I'm interested in hearing from other administrators how they handle patch compliance, what has worked or not worked, and why.

Thanks.

  • There is a lot of information available about how to download, deploy, and report on patches and patch compliance but I don't see anyone discussing the discretionary parts of the process.

    Your observation is consistent with mine, and I think the reason for this is the very word you used: discretionary.

    When something is discretionary, it's also usually organizationally-specific or organizationally-unique, which doesn't make it particularly good content for generic how-to information. At best you'll get a "Your Mileage May Vary" suggestion for what to do.


    When do you force patch deployments and reboots on your end users?

    How long do you wait before applying patches to production servers?

    Do you really test each patch or simply run them for a while on less important systems and install to Prod if nothing crashes?

    The answer to each of those three questions is: "It depends."  It depends on what your particularly organization needs in terms of security and patch management, and what the organization can tolerate in terms of operational disruption.
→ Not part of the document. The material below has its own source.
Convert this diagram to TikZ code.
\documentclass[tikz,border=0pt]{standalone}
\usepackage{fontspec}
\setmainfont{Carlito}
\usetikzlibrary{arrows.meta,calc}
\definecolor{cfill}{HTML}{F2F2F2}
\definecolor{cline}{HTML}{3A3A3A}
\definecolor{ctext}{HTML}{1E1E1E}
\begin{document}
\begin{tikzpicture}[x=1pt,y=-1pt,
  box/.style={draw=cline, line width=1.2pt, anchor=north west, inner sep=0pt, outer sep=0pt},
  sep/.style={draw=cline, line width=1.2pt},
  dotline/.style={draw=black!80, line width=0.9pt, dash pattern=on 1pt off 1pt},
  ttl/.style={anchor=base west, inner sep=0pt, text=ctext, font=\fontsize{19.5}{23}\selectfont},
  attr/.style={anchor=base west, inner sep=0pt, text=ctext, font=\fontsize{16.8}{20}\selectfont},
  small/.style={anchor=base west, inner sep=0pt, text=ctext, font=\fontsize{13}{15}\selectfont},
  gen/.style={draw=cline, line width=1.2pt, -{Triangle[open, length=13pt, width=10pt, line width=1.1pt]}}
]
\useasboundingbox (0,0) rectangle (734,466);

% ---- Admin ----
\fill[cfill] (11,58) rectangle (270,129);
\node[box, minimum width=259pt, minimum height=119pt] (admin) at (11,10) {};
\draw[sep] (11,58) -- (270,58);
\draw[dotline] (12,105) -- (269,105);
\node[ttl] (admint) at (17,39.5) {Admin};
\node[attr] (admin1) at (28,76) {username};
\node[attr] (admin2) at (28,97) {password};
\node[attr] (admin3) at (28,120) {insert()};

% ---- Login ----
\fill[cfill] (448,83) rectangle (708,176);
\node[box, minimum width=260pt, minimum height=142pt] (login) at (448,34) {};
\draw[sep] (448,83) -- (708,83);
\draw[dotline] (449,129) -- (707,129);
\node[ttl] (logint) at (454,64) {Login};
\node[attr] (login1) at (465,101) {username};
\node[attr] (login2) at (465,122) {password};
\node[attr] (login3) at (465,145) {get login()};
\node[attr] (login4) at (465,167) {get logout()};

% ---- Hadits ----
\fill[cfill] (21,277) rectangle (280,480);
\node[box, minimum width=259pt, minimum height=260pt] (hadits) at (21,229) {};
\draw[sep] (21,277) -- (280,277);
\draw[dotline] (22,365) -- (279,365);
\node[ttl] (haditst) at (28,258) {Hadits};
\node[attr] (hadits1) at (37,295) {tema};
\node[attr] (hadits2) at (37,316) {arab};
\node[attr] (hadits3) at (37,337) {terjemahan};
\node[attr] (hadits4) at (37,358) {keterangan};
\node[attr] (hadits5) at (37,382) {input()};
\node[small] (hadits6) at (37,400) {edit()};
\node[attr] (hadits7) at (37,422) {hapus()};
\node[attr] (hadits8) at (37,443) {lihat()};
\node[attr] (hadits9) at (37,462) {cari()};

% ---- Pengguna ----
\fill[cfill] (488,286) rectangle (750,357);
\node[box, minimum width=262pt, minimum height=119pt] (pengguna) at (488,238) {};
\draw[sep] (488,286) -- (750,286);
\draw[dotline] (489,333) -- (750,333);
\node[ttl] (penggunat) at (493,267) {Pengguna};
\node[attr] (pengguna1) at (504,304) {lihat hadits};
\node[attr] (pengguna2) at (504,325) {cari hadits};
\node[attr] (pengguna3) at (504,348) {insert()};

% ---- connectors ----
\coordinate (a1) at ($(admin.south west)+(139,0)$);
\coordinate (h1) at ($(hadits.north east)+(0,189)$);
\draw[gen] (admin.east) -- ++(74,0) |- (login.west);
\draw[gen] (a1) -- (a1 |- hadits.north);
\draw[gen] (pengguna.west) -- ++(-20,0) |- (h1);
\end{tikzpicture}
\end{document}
    Now, having said that, we can talk about what the expectation of software vendors (e.g. Microsoft, if we want to focus on the Windows OS for a moment) is with respect to those questions:

    • Patch deployments and reboots, regardless of whether to end-users or servers, should be implemented as soon as is reasonably practical, i.e. after appropriate (for your organization's risk level) pre-deployment testing, and at a time that will minimize operational disruptions. As an example, it would probably be a bad idea to deploy updates in early afternoon on the Wednesday after Patch Tuesday. Such an event would probably not be consistent with risk-level considerations, and almost certainly would result in operational disruptions. Yet, if you're talking about deploying in a testing lab, or to designated (read: identified and aware) pilot users, Wednesday afternoon might be perfectly acceptable.
    • The primary difference between deployment to end-users and to servers is going to be the risk and timing associated with reboots. If an end-user workstation fails to restart after patching (a rare occurrence itself, but not unheard of), only one (or maybe a few) individuals are negatively impacted. If a server fails to restart, the entire organization may be majorly affected. The significance here is with respect to how closely those reboot cycles are monitored. For end-users, you've got a dedicated staff member for each workstation who will monitor the success of the reboot and let you know at the start of the workday if it failed. But you don't want to wait until the start of the workday to have a dozen or more staff members inform you that a server is offline. That you need to know about immediately, so proactive and real-time monitoring of a server reboot is the critical component.
    • Nobody does thorough acceptability testing on every patch; that is simply not practical. From what I've seen, most organizations have a mix of one or more of these philosophies -- again relevant to the organizational risk involved in the particular patch as well as the targeted system.
      1. Wait a week and see if it blows up for anybody else. If not, deploy the patches to everybody.
      2. Deploy the patches to end-users and accept the risk that something may go wrong. (I strongly advise against this because rollback of defective patches is a very expensive operation; rather, designating a "short list" of highly trusted and generally self-sufficient power users as a pilot for end-user patches is preferable.)
      3. Patch servers from lowest-risk to highest-risk over a period of time. (This period of time is quite often driven by when you can take servers offline.) Except for application specific patches, generally if a common patch is problematic it will show up on the lower-risk servers before you get the opportunity to deploy to the higher-risk servers.
      4. Build out a testing lab with reproduction of production services as close as possible. Deploy some or all server/service/application patches (again, the choice of testing may be risk-motivated) to the test lab first and verify normal operations of the affected services/applications.


  • Lawrence Garvin wrote:

    • Nobody does thorough acceptability testing on every patch; that is simply not practical. From what I've seen, most organizations have a mix of one or more of these philosophies -- again relevant to the organizational risk involved in the particular patch as well as the targeted system.
      1. Wait a week and see if it blows up for anybody else. If not, deploy the patches to everybody.
      2. Deploy the patches to end-users and accept the risk that something may go wrong. (I strongly advise against this because rollback of defective patches is a very expensive operation; rather, designating a "short list" of highly trusted and generally self-sufficient power users as a pilot for end-user patches is preferable.)
      3. Patch servers from lowest-risk to highest-risk over a period of time. (This period of time is quite often driven by when you can take servers offline.) Except for application specific patches, generally if a common patch is problematic it will show up on the lower-risk servers before you get the opportunity to deploy to the higher-risk servers.
      4. Build out a testing lab with reproduction of production services as close as possible. Deploy some or all server/service/application patches (again, the choice of testing may be risk-motivated) to the test lab first and verify normal operations of the affected services/applications.


    I use a combination of 1 and 4 in our environment. There are exceptions to these guidelines as well, for instance I recently had a patch that seemed to work well on the test computers but in the week after patches came out some other organizations have had issues with the patch. I used my discretionary powers to not approve this patch to the rest of my organization until most of the issues with the patch were corrected and/or the patch expired.